◆ **What needs to be done**
The listing below is to be output in its exact form.

[Data extracted from a collection]
_ _ _ _

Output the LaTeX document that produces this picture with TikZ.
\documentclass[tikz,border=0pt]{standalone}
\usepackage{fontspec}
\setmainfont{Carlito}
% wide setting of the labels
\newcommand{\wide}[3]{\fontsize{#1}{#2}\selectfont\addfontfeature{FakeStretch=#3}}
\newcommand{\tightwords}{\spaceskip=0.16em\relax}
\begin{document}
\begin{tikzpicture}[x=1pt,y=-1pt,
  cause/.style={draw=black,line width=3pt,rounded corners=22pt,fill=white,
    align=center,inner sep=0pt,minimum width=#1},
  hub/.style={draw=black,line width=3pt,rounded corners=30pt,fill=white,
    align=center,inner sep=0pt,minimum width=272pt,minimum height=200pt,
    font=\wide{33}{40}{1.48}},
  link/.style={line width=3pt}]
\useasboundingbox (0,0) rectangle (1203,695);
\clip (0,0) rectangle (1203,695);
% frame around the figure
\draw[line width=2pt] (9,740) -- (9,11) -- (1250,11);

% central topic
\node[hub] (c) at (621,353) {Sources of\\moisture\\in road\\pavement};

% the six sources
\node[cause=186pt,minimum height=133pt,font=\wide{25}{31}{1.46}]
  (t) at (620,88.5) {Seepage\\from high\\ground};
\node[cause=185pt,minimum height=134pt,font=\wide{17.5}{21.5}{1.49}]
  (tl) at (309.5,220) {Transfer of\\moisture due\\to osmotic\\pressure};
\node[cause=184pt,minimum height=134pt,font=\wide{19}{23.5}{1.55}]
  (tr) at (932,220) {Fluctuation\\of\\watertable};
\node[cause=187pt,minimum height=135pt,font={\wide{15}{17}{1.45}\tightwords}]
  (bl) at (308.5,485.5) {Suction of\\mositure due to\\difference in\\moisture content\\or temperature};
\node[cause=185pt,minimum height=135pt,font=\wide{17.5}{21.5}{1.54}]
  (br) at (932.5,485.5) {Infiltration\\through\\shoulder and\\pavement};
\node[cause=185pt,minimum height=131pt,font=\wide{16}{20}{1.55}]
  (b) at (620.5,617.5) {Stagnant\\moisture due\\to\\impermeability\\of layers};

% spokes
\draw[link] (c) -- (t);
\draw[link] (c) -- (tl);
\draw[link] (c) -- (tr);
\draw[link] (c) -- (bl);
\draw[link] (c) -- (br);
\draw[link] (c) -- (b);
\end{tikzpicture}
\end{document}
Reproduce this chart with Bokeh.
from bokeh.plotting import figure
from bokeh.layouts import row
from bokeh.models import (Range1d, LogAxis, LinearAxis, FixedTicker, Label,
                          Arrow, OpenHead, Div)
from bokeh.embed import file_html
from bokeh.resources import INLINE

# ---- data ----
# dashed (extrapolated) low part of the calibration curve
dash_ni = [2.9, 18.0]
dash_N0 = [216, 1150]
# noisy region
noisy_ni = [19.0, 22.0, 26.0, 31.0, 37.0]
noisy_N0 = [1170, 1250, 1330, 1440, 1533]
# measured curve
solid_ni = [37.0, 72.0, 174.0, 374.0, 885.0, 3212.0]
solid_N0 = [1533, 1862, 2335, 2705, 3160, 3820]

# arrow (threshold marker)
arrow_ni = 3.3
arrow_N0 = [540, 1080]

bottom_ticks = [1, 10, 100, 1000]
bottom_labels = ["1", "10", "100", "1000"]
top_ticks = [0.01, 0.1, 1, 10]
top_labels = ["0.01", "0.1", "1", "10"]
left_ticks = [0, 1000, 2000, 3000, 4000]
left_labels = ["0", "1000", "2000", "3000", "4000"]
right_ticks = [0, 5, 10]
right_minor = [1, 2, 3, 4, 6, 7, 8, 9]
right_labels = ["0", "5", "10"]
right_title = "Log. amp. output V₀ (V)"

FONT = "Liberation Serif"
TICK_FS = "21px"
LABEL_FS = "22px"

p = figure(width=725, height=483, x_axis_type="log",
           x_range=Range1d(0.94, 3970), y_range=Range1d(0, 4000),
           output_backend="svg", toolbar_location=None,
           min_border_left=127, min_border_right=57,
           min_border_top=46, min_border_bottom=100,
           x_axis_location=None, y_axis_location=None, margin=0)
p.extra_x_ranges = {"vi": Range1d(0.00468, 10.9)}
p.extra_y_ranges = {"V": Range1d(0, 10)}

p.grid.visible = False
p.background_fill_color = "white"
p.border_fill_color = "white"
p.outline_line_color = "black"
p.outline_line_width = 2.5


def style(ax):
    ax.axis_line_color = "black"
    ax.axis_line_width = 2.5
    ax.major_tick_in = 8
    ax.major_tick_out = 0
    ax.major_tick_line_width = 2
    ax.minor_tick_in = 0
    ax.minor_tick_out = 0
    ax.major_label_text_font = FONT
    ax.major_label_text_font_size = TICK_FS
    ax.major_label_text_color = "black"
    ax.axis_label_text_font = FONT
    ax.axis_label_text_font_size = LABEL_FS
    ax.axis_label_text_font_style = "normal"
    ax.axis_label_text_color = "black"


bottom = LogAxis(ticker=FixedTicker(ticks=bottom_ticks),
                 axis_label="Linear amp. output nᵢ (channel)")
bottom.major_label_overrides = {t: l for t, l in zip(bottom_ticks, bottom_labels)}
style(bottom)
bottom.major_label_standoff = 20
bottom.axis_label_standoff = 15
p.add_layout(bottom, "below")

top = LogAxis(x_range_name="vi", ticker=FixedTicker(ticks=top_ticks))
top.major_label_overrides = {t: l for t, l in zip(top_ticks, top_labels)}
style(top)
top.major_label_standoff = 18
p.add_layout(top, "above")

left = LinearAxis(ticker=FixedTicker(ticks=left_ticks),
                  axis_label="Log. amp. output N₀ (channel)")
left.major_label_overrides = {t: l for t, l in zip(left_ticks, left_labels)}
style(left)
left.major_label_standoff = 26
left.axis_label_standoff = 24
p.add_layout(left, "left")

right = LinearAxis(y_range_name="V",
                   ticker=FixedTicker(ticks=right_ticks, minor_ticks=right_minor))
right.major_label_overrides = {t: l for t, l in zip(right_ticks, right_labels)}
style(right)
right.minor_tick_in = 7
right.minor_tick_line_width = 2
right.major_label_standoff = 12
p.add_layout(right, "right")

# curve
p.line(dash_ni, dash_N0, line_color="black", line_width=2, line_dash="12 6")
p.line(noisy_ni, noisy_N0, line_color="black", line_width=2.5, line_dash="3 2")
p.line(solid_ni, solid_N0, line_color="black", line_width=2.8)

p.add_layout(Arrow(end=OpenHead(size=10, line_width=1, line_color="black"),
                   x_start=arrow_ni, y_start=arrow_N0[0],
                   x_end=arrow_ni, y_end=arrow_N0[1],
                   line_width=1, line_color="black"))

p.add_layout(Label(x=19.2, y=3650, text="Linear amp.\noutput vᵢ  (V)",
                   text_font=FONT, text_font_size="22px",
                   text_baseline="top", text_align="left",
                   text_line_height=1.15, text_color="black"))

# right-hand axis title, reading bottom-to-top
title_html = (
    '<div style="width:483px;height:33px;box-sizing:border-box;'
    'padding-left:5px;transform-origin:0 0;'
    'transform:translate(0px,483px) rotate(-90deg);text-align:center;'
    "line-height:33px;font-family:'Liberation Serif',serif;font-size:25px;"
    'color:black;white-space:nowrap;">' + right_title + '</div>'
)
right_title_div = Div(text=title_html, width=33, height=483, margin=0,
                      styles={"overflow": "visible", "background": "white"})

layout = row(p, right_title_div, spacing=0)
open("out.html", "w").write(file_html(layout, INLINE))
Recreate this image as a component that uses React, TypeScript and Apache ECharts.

_ _ _ _

◆ **Full answer**
Output the LaTeX document that produces this picture with TikZ.
\documentclass[tikz,border=0pt]{standalone}
\usepackage{fontspec}
\setmainfont{Carlito}
% wide setting of the labels
\newcommand{\wide}[3]{\fontsize{#1}{#2}\selectfont\addfontfeature{FakeStretch=#3}}
\newcommand{\tightwords}{\spaceskip=0.16em\relax}
\begin{document}
\begin{tikzpicture}[x=1pt,y=-1pt,
  cause/.style={draw=black,line width=3pt,rounded corners=22pt,fill=white,
    align=center,inner sep=0pt,minimum width=#1},
  hub/.style={draw=black,line width=3pt,rounded corners=30pt,fill=white,
    align=center,inner sep=0pt,minimum width=272pt,minimum height=200pt,
    font=\wide{33}{40}{1.48}},
  link/.style={line width=3pt}]
\useasboundingbox (0,0) rectangle (1203,695);
\clip (0,0) rectangle (1203,695);
% frame around the figure
\draw[line width=2pt] (9,740) -- (9,11) -- (1250,11);

% central topic
\node[hub] (c) at (621,353) {Sources of\\moisture\\in road\\pavement};

% the six sources
\node[cause=186pt,minimum height=133pt,font=\wide{25}{31}{1.46}]
  (t) at (620,88.5) {Seepage\\from high\\ground};
\node[cause=185pt,minimum height=134pt,font=\wide{17.5}{21.5}{1.49}]
  (tl) at (309.5,220) {Transfer of\\moisture due\\to osmotic\\pressure};
\node[cause=184pt,minimum height=134pt,font=\wide{19}{23.5}{1.55}]
  (tr) at (932,220) {Fluctuation\\of\\watertable};
\node[cause=187pt,minimum height=135pt,font={\wide{15}{17}{1.45}\tightwords}]
  (bl) at (308.5,485.5) {Suction of\\mositure due to\\difference in\\moisture content\\or temperature};
\node[cause=185pt,minimum height=135pt,font=\wide{17.5}{21.5}{1.54}]
  (br) at (932.5,485.5) {Infiltration\\through\\shoulder and\\pavement};
\node[cause=185pt,minimum height=131pt,font=\wide{16}{20}{1.55}]
  (b) at (620.5,617.5) {Stagnant\\moisture due\\to\\impermeability\\of layers};

% spokes
\draw[link] (c) -- (t);
\draw[link] (c) -- (tl);
\draw[link] (c) -- (tr);
\draw[link] (c) -- (bl);
\draw[link] (c) -- (br);
\draw[link] (c) -- (b);
\end{tikzpicture}
\end{document}
Reproduce this chart with Bokeh.
from bokeh.plotting import figure
from bokeh.layouts import row
from bokeh.models import (Range1d, LogAxis, LinearAxis, FixedTicker, Label,
                          Arrow, OpenHead, Div)
from bokeh.embed import file_html
from bokeh.resources import INLINE

# ---- data ----
# dashed (extrapolated) low part of the calibration curve
dash_ni = [2.9, 18.0]
dash_N0 = [216, 1150]
# noisy region
noisy_ni = [19.0, 22.0, 26.0, 31.0, 37.0]
noisy_N0 = [1170, 1250, 1330, 1440, 1533]
# measured curve
solid_ni = [37.0, 72.0, 174.0, 374.0, 885.0, 3212.0]
solid_N0 = [1533, 1862, 2335, 2705, 3160, 3820]

# arrow (threshold marker)
arrow_ni = 3.3
arrow_N0 = [540, 1080]

bottom_ticks = [1, 10, 100, 1000]
bottom_labels = ["1", "10", "100", "1000"]
top_ticks = [0.01, 0.1, 1, 10]
top_labels = ["0.01", "0.1", "1", "10"]
left_ticks = [0, 1000, 2000, 3000, 4000]
left_labels = ["0", "1000", "2000", "3000", "4000"]
right_ticks = [0, 5, 10]
right_minor = [1, 2, 3, 4, 6, 7, 8, 9]
right_labels = ["0", "5", "10"]
right_title = "Log. amp. output V₀ (V)"

FONT = "Liberation Serif"
TICK_FS = "21px"
LABEL_FS = "22px"

p = figure(width=725, height=483, x_axis_type="log",
           x_range=Range1d(0.94, 3970), y_range=Range1d(0, 4000),
           output_backend="svg", toolbar_location=None,
           min_border_left=127, min_border_right=57,
           min_border_top=46, min_border_bottom=100,
           x_axis_location=None, y_axis_location=None, margin=0)
p.extra_x_ranges = {"vi": Range1d(0.00468, 10.9)}
p.extra_y_ranges = {"V": Range1d(0, 10)}

p.grid.visible = False
p.background_fill_color = "white"
p.border_fill_color = "white"
p.outline_line_color = "black"
p.outline_line_width = 2.5


def style(ax):
    ax.axis_line_color = "black"
    ax.axis_line_width = 2.5
    ax.major_tick_in = 8
    ax.major_tick_out = 0
    ax.major_tick_line_width = 2
    ax.minor_tick_in = 0
    ax.minor_tick_out = 0
    ax.major_label_text_font = FONT
    ax.major_label_text_font_size = TICK_FS
    ax.major_label_text_color = "black"
    ax.axis_label_text_font = FONT
    ax.axis_label_text_font_size = LABEL_FS
    ax.axis_label_text_font_style = "normal"
    ax.axis_label_text_color = "black"


bottom = LogAxis(ticker=FixedTicker(ticks=bottom_ticks),
                 axis_label="Linear amp. output nᵢ (channel)")
bottom.major_label_overrides = {t: l for t, l in zip(bottom_ticks, bottom_labels)}
style(bottom)
bottom.major_label_standoff = 20
bottom.axis_label_standoff = 15
p.add_layout(bottom, "below")

top = LogAxis(x_range_name="vi", ticker=FixedTicker(ticks=top_ticks))
top.major_label_overrides = {t: l for t, l in zip(top_ticks, top_labels)}
style(top)
top.major_label_standoff = 18
p.add_layout(top, "above")

left = LinearAxis(ticker=FixedTicker(ticks=left_ticks),
                  axis_label="Log. amp. output N₀ (channel)")
left.major_label_overrides = {t: l for t, l in zip(left_ticks, left_labels)}
style(left)
left.major_label_standoff = 26
left.axis_label_standoff = 24
p.add_layout(left, "left")

right = LinearAxis(y_range_name="V",
                   ticker=FixedTicker(ticks=right_ticks, minor_ticks=right_minor))
right.major_label_overrides = {t: l for t, l in zip(right_ticks, right_labels)}
style(right)
right.minor_tick_in = 7
right.minor_tick_line_width = 2
right.major_label_standoff = 12
p.add_layout(right, "right")

# curve
p.line(dash_ni, dash_N0, line_color="black", line_width=2, line_dash="12 6")
p.line(noisy_ni, noisy_N0, line_color="black", line_width=2.5, line_dash="3 2")
p.line(solid_ni, solid_N0, line_color="black", line_width=2.8)

p.add_layout(Arrow(end=OpenHead(size=10, line_width=1, line_color="black"),
                   x_start=arrow_ni, y_start=arrow_N0[0],
                   x_end=arrow_ni, y_end=arrow_N0[1],
                   line_width=1, line_color="black"))

p.add_layout(Label(x=19.2, y=3650, text="Linear amp.\noutput vᵢ  (V)",
                   text_font=FONT, text_font_size="22px",
                   text_baseline="top", text_align="left",
                   text_line_height=1.15, text_color="black"))

# right-hand axis title, reading bottom-to-top
title_html = (
    '<div style="width:483px;height:33px;box-sizing:border-box;'
    'padding-left:5px;transform-origin:0 0;'
    'transform:translate(0px,483px) rotate(-90deg);text-align:center;'
    "line-height:33px;font-family:'Liberation Serif',serif;font-size:25px;"
    'color:black;white-space:nowrap;">' + right_title + '</div>'
)
right_title_div = Div(text=title_html, width=33, height=483, margin=0,
                      styles={"overflow": "visible", "background": "white"})

layout = row(p, right_title_div, spacing=0)
open("out.html", "w").write(file_html(layout, INLINE))
Recreate this image as a component that uses React, TypeScript and Apache ECharts.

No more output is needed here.